Anísio Cruz – 21 de março

Hoje quero pedir licença aos amigos, para prestar uma homenagem àquela que me trouxe ao mundo, num dia qualquer, de um janeiro lá do passado. Era conhecida por Leda, embora o seu nome fosse Edialeda, um anagrama do nome da sua avó paterna, Adelaide (minha bisavó, portanto), e veio ao mundo há 102 anos, no dia 21 de março de 1916. Meu avô, o velho Anysio Pereira, Escrivão de Aritaguá, gostava disso, e vários dos seus filhos tiveram os seus nomes de registro, aludindo a outro, ou a algum antepassado.

Viveu a sua infância, e juventude, no arrebalde do Iguape, onde também nasceram 10, dos seus irmãos, e apenas uma das minhas tias, Dejanira, a mais velha, nasceu em Salvador.  11 deles, homens. Ela e a sua irmã Belanísia (Bela), ajudavam à minha avó Leó na criação deles, na velha Fazenda Sto. Antônio, onde DEPOIS me deu a luz. Época de grandes labutas, e pouco tempo para lazer. Tempo do fifó, da lamparina, do fogão a lenha, dos banhos no ribeirão do Iguape, de onde voltavam com as latas d’água para abastecer as antigas talhas, e filtro de barro.

Um dia conheceu o meu pai, numa festa na casa de D. Amélia Sá (casa “mal assobrada” das lendas ilheenses), para onde fora em grupo, a pé, como era costume, acompanhado de alguns irmãos, já rapazes. Naquela época viajaram quase duas léguas, cortando caminho pelas matas do Bco. da Vitória, após atravessarem o ribeirão do Iguape, que hoje chamam de Itacanoeira. Depois disso, meu pai foi visitá-la muitas vezes, fazendo o percurso inverso, desde a Faz. Jcarecica (do outro lado do rio Cachoeira), até que resolveram casar, formar a família, e gerar a mim, e às minhas irmãs, Neyde, Maria Angélica e Maria das Graças.

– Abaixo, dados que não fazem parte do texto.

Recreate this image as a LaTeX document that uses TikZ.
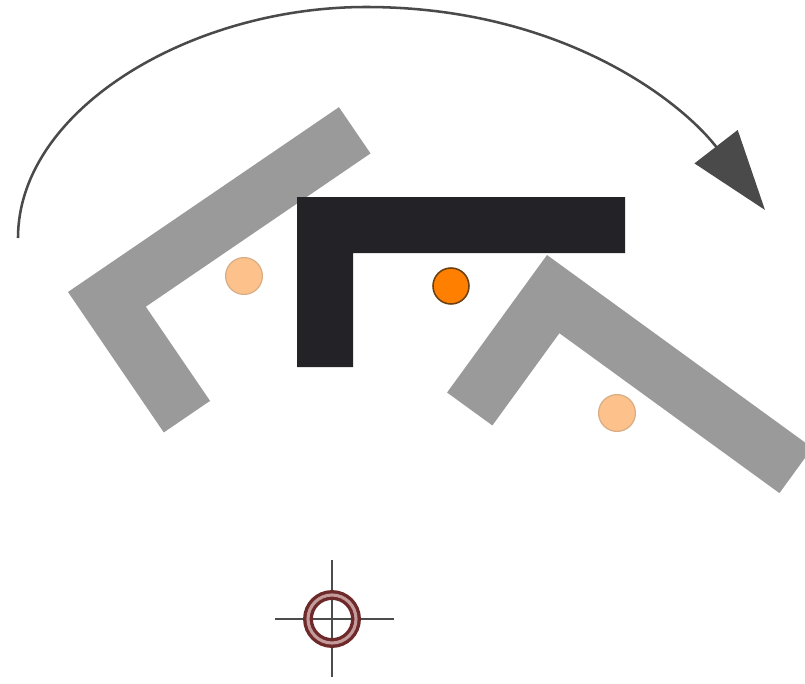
\documentclass[tikz,border=0pt]{standalone}
\usepackage{tikz}
\usetikzlibrary{arrows.meta}
\definecolor{DarkBar}{HTML}{232327}
\definecolor{GreyBar}{HTML}{9A9A9A}
\definecolor{Hot}{HTML}{FF8000}
\definecolor{HotRim}{HTML}{6B4010}
\definecolor{Pale}{HTML}{FDC28C}
\definecolor{PaleRim}{HTML}{D9AE86}
\definecolor{Swing}{HTML}{4A4A4A}
\definecolor{Ring}{HTML}{6E2A2A}
\definecolor{RingIn}{HTML}{C59A9A}
\tikzset{
    lbar/.pic={\fill[#1] (0,0) -- (328,0) -- (328,56) -- (56,56) -- (56,170) -- (0,170) -- cycle;},
    hotspot/.style={circle, draw=HotRim, fill=Hot, line width=1.1pt, minimum size=0.9cm, inner sep=0pt},
    ghost/.style={circle, draw=PaleRim, fill=Pale, line width=0.9pt, minimum size=0.92cm, inner sep=0pt},
    swing/.style={draw=Swing, line width=1.8pt, -{Triangle[length=2cm, width=1.35cm]}},
    target/.style={circle, draw=Ring, double=RingIn, double distance=2.2pt, line width=2.4pt, minimum size=1.2cm, inner sep=0pt},
    hair/.style={draw=black!70, line width=1.1pt},
}
\begin{document}
\begin{tikzpicture}[x=0.025cm, y=-0.025cm]
    \useasboundingbox (0,0) rectangle (805,684);
    \clip (0,0) rectangle (805,684);

    % rotation arrow
    \coordinate (swA) at (18,238);
    \coordinate (swTop) at (366,7);
    \coordinate (swB) at (765,210);
    \draw[swing] (swA) .. controls (18,110) and (190,7) .. (swTop)
        .. controls (560,7) and (680,100) .. (swB);

    % rotated copies
    \pic[rotate=34.3] at (68,292) {lbar=GreyBar};
    \pic[rotate=-36] at (547,255) {lbar=GreyBar};

    % original
    \pic at (297,197) {lbar=DarkBar};

    % points
    \node[ghost] (ptL) at (244,276) {};
    \node[hotspot] (ptC) at (451,286) {};
    \node[ghost] (ptR) at (617,413) {};

    % pivot
    \coordinate (hL) at (275,619);
    \coordinate (hR) at (394,619);
    \coordinate (vT) at (332,560);
    \coordinate (vB) at (332,677);
    \draw[hair] (hL) -- (hR);
    \draw[hair] (vT) -- (vB);
    \node[target] (piv) at (332,619) {};
\end{tikzpicture}
\end{document}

Dona Leda sempre foi muito querida por quantos a conheceram. Seus irmãos a adoravam, e sempre estavam por perto, principalmente após a nossa mudança para a cidade, nos idos de 1954. Na antiga Conselheiro Saraiva (hoje Antônio Lavigne de Lemos), ali onde hoje existe a Galeria Bandeirante, moramos por 26 anos. A casa fervilhava com amigas das minhas irmãs, numa convivência harmônica, da qual nos ressentimos nos dias atuais, quando a individualidade prevalece. Fervorosa, fazia suas longas preces à frente do seu nicho, onde ficavam diversas imagens de santos, e seus livrinhos de orações. Guardo até hoje a sua imagem, contrita, orando antes de ir dormir, para acordar às 4:30 da manhã seguinte, e retomar a sua labuta diária para nos alimentar, e educar. Quantas vezes acordei à noite, e lá estava ela, com uma vela à mão, matando muriçocas que abundavam na velha Ilhéus. Cozinheira de “mão cheia”, deixava loucos os seus vizinhos, com o aroma das comidas que preparava com esmero, e sempre arranjava jeito de fazer um regalo a um, ou a outro mais próximo.

Um dia adoeceu. Foi para Salvador, em busca de um possível tratamento. Um ano entre as incertezas de que fomos tomados, até o seu retorno cheia de esperanças. Porém, a doença foi minando a sua resistência, e fragilizada, veio a óbito em agosto de 1983. 35 anos de saudades, que afloram hoje, data do seu aniversário, e com certeza permanecerão na minha memória, por todo o meu existir. Luz, paz, e o meu amor, D. Leda, esteja aonde estiver. Beijo.